• Data extract:
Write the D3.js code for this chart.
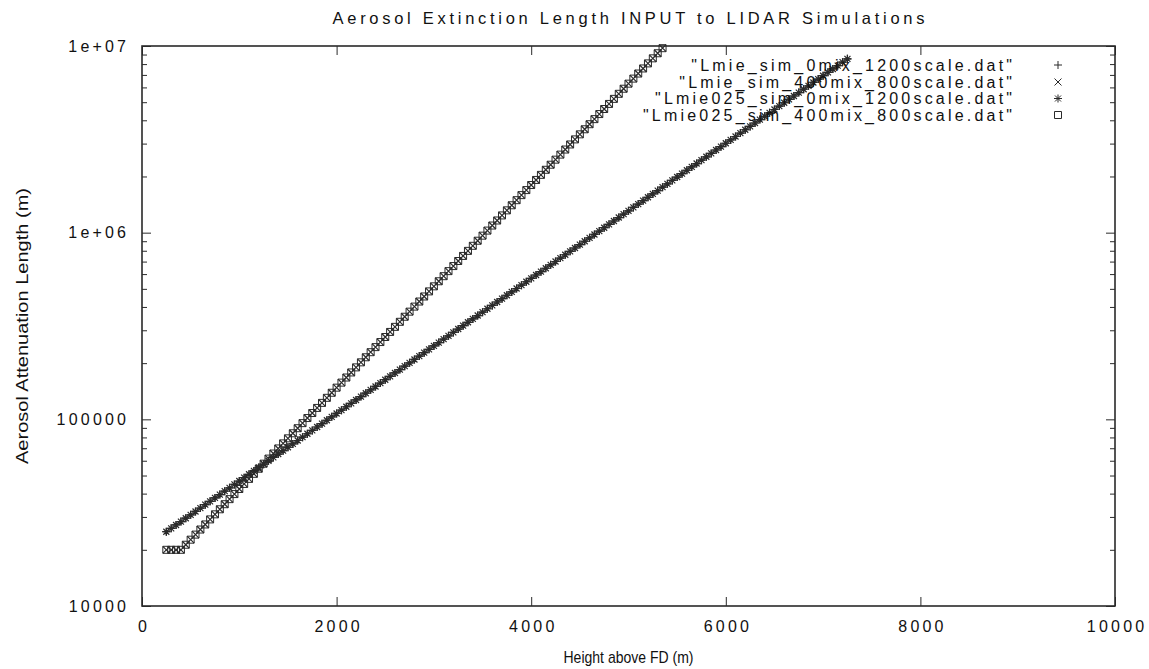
<!DOCTYPE html>
<html><head><meta charset="utf-8">
<script src="https://cdn.jsdelivr.net/npm/d3@7"></script>
<style>
body{margin:0;background:#fff}
svg{display:block}
text{font-family:"Liberation Sans",Arial,Helvetica,sans-serif;fill:#111}
</style>
</head><body>
<svg id="chart" width="1149" height="669"></svg>
<script>
// ---- data ----
const title = "Aerosol Extinction Length INPUT to LIDAR Simulations";
const xLabel = "Height above FD (m)";
const yLabel = "Aerosol Attenuation Length (m)";
const xTicks = [0, 2000, 4000, 6000, 8000, 10000];
const xTickLabels = ["0", "2000", "4000", "6000", "8000", "10000"];
const yTicks = [1e4, 1e5, 1e6, 1e7];
const yTickLabels = ["10000", "100000", "1e+06", "1e+07"];
const seriesNames = ['"Lmie_sim_0mix_1200scale.dat"', '"Lmie_sim_400mix_800scale.dat"', '"Lmie025_sim_0mix_1200scale.dat"', '"Lmie025_sim_400mix_800scale.dat"'];
const seriesMarkers = ["plus", "cross", "star", "square"];

const heightsLow = [
250,300,350,400,450,500,550,600,650,700,750,800,850,900,950,1000,1050,1100,1150,1200,
1250,1300,1350,1400,1450,1500,1550,1600,1650,1700,1750,1800,1850,1900,1950,2000,2050,2100,2150,2200,
2250,2300,2350,2400,2450,2500,2550,2600,2650,2700,2750,2800,2850,2900,2950,3000,3050,3100,3150,3200,
3250,3300,3350,3400,3450,3500,3550,3600,3650,3700,3750,3800,3850,3900,3950,4000,4050,4100,4150,4200,
4250,4300,4350,4400,4450,4500,4550,4600,4650,4700,4750,4800,4850,4900,4950,5000,5050,5100,5150,5200,
5250,5300,5350,5400,5450,5500,5550,5600,5650,5700,5750,5800,5850,5900,5950,6000,6050,6100,6150,6200,
6250,6300,6350,6400,6450,6500,6550,6600,6650,6700,6750,6800,6850,6900,6950,7000,7050,7100,7150,7200,
7250];
const lmieSim0mix1200 = [
25000,26060,27170,28330,29530,30790,32100,33470,34890,36370,37920,39540,41220,42970,44800,46710,48690,50770,52930,55180,57520,59970,62520,65180,
67960,70850,73860,77010,80280,83700,87260,90970,94840,98880,103100,107500,112000,116800,121800,127000,132400,138000,143900,150000,156400,163000,170000,177200,
184700,192600,200800,209300,218200,227500,237200,247300,257800,268800,280200,292100,304600,317500,331000,345100,359800,375100,391100,407700,425100,443100,462000,481600,
502100,523500,545800,569000,593200,618400,644800,672200,700800,730600,761700,794100,827900,863100,899800,938100,978000,1020000,1063000,1108000,1155000,1205000,1256000,1309000,
1365000,1423000,1484000,1547000,1613000,1681000,1753000,1827000,1905000,1986000,2070000,2159000,2250000,2346000,2446000,2550000,2659000,2772000,2890000,3013000,3141000,3274000,3415000,3559000,
3710000,3868000,4033000,4204000,4383000,4570000,4764000,4967000,5178000,5398000,5628000,5868000,6117000,6378000,6649000,6932000,7227000,7534000,7855000,8189000,8537000];
const lmie025Sim0mix1200 = [
25000,26060,27170,28330,29530,30790,32100,33470,34890,36370,37920,39540,41220,42970,44800,46710,48690,50770,52930,55180,57520,59970,62520,65180,
67960,70850,73860,77010,80280,83700,87260,90970,94840,98880,103100,107500,112000,116800,121800,127000,132400,138000,143900,150000,156400,163000,170000,177200,
184700,192600,200800,209300,218200,227500,237200,247300,257800,268800,280200,292100,304600,317500,331000,345100,359800,375100,391100,407700,425100,443100,462000,481600,
502100,523500,545800,569000,593200,618400,644800,672200,700800,730600,761700,794100,827900,863100,899800,938100,978000,1020000,1063000,1108000,1155000,1205000,1256000,1309000,
1365000,1423000,1484000,1547000,1613000,1681000,1753000,1827000,1905000,1986000,2070000,2159000,2250000,2346000,2446000,2550000,2659000,2772000,2890000,3013000,3141000,3274000,3415000,3559000,
3710000,3868000,4033000,4204000,4383000,4570000,4764000,4967000,5178000,5398000,5628000,5868000,6117000,6378000,6649000,6932000,7227000,7534000,7855000,8189000,8537000];

const heightsHigh = [
250,300,350,400,450,500,550,600,650,700,750,800,850,900,950,1000,1050,1100,1150,1200,
1250,1300,1350,1400,1450,1500,1550,1600,1650,1700,1750,1800,1850,1900,1950,2000,2050,2100,2150,2200,
2250,2300,2350,2400,2450,2500,2550,2600,2650,2700,2750,2800,2850,2900,2950,3000,3050,3100,3150,3200,
3250,3300,3350,3400,3450,3500,3550,3600,3650,3700,3750,3800,3850,3900,3950,4000,4050,4100,4150,4200,
4250,4300,4350,4400,4450,4500,4550,4600,4650,4700,4750,4800,4850,4900,4950,5000,5050,5100,5150,5200,
5250,5300,5350];
const lmieSim400mix800 = [
20000,20000,20000,
20000,21290,22660,24120,25680,27340,29100,30980,32970,35100,37360,39770,42340,45070,47980,51070,
54370,57870,61600,65580,69810,74310,79100,84200,89630,95420,101600,108100,115100,122500,130400,138800,
147800,157300,167500,178300,189800,202000,215000,228900,243700,259400,276100,293900,312900,333000,354500,377400,
401700,427600,455200,484600,515800,549100,584500,622200,662300,705000,750500,798900,850400,905300,963700,1026000,
1092000,1162000,1237000,1317000,1402000,1493000,1589000,1691000,1800000,1916000,2040000,2172000,2312000,2461000,2619000,2788000,
2968000,3160000,3363000,3580000,3811000,4057000,4319000,4597000,4894000,5209000,5545000,5903000,6284000,6689000,7120000,7580000,
8069000,8589000,9143000,9733000];
const lmie025Sim400mix800 = [
20000,20000,20000,
20000,21290,22660,24120,25680,27340,29100,30980,32970,35100,37360,39770,42340,45070,47980,51070,
54370,57870,61600,65580,69810,74310,79100,84200,89630,95420,101600,108100,115100,122500,130400,138800,
147800,157300,167500,178300,189800,202000,215000,228900,243700,259400,276100,293900,312900,333000,354500,377400,
401700,427600,455200,484600,515800,549100,584500,622200,662300,705000,750500,798900,850400,905300,963700,1026000,
1092000,1162000,1237000,1317000,1402000,1493000,1589000,1691000,1800000,1916000,2040000,2172000,2312000,2461000,2619000,2788000,
2968000,3160000,3363000,3580000,3811000,4057000,4319000,4597000,4894000,5209000,5545000,5903000,6284000,6689000,7120000,7580000,
8069000,8589000,9143000,9733000];

const seriesX = [heightsLow, heightsHigh, heightsLow, heightsHigh];
const seriesY = [lmieSim0mix1200, lmieSim400mix800, lmie025Sim0mix1200, lmie025Sim400mix800];

// ---- layout ----
const L = 142, R = 1115, T = 46, B = 606;
const FS = 16, SP = 3.2;
const ink = "#2a2a2a";

const svg = d3.select("#chart");
const x = d3.scaleLinear().domain([0, 10000]).range([L, R]);
const y = d3.scaleLog().domain([1e4, 1e7]).range([B, T]);

function spaced(sel, sp) {
  sel.each(function () {
    const n = this.textContent.length;
    const w = this.getComputedTextLength();
    d3.select(this).attr("textLength", w + (n - 1) * sp).attr("lengthAdjust", "spacing");
  });
}

const yMinor = [];
[1e4, 1e5, 1e6].forEach(d => { for (let k = 2; k <= 9; k++) yMinor.push(d * k); });

function styleAxis(g) {
  g.select(".domain").remove();
  g.selectAll(".tick line").attr("stroke", ink).attr("stroke-width", 1);
  g.selectAll(".tick text").attr("font-size", FS).attr("fill", "#111")
    .style("font-family", '"Liberation Sans",Arial,sans-serif');
}

const gb = svg.append("g").attr("transform", `translate(0,${B})`)
  .call(d3.axisBottom(x).tickValues(xTicks).tickFormat((d, i) => xTickLabels[i]).tickSize(-9).tickPadding(15));
styleAxis(gb);
gb.selectAll(".tick text").call(spaced, SP);
const gt = svg.append("g").attr("transform", `translate(0,${T})`)
  .call(d3.axisTop(x).tickValues(xTicks).tickFormat("").tickSize(-9));
styleAxis(gt);
const gl = svg.append("g").attr("transform", `translate(${L},0)`)
  .call(d3.axisLeft(y).tickValues(yTicks).tickFormat((d, i) => yTickLabels[i]).tickSize(-9).tickPadding(16));
styleAxis(gl);
gl.selectAll(".tick text").call(spaced, SP);
const glm = svg.append("g").attr("transform", `translate(${L},0)`)
  .call(d3.axisLeft(y).tickValues(yMinor).tickFormat("").tickSize(-5));
styleAxis(glm);
const gr = svg.append("g").attr("transform", `translate(${R},0)`)
  .call(d3.axisRight(y).tickValues(yTicks).tickFormat("").tickSize(-9));
styleAxis(gr);
const grm = svg.append("g").attr("transform", `translate(${R},0)`)
  .call(d3.axisRight(y).tickValues(yMinor).tickFormat("").tickSize(-5));
styleAxis(grm);

svg.append("rect").attr("x", L).attr("y", T).attr("width", R - L).attr("height", B - T)
  .attr("fill", "none").attr("stroke", ink).attr("stroke-width", 1.6);

const markerPath = {
  plus: "M-4,0H4M0,-4V4",
  cross: "M-3.5,-3.5L3.5,3.5M-3.5,3.5L3.5,-3.5",
  star: "M-4,0H4M0,-4V4M-3,-3L3,3M-3,3L3,-3",
  square: "M-3.5,-3.5H3.5V3.5H-3.5Z"
};

seriesNames.forEach((name, si) => {
  const pts = seriesX[si].map((h, i) => [h, seriesY[si][i]]);
  svg.append("g").selectAll("path").data(pts).join("path")
    .attr("transform", d => `translate(${x(d[0])},${y(d[1])})`)
    .attr("d", markerPath[seriesMarkers[si]])
    .attr("fill", "none").attr("stroke", ink).attr("stroke-width", si === 3 ? 1 : 1.2);
});

const legY = [65, 82, 98.5, 115];
seriesNames.forEach((name, si) => {
  svg.append("text").attr("x", 1012).attr("y", legY[si] + 5.5)
    .attr("text-anchor", "end").attr("font-size", FS).text(name).call(spaced, SP);
  svg.append("path").attr("transform", `translate(1058,${legY[si]})`)
    .attr("d", markerPath[seriesMarkers[si]])
    .attr("fill", "none").attr("stroke", ink).attr("stroke-width", 1);
});

svg.append("text").attr("x", (L + R) / 2).attr("y", 24).attr("text-anchor", "middle")
  .attr("font-size", 16.5).attr("textLength", 592).attr("lengthAdjust", "spacing").text(title);
svg.append("text").attr("x", (L + R) / 2).attr("y", 663).attr("text-anchor", "middle")
  .attr("font-size", 17).attr("textLength", 130).attr("lengthAdjust", "spacingAndGlyphs").text(xLabel);
svg.append("text").attr("transform", `translate(28,${(T + B) / 2}) rotate(-90)`).attr("text-anchor", "middle")
  .attr("font-size", 16.5).attr("textLength", 276).attr("lengthAdjust", "spacingAndGlyphs").text(yLabel);
</script>
</body></html>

• What is expected: List every line above containing the word "this".

• Complete response:
Write the D3.js code for this chart.
    const n = this.textContent.length;
    const w = this.getComputedTextLength();
    d3.select(this).attr("textLength", w + (n - 1) * sp).attr("lengthAdjust", "spacing");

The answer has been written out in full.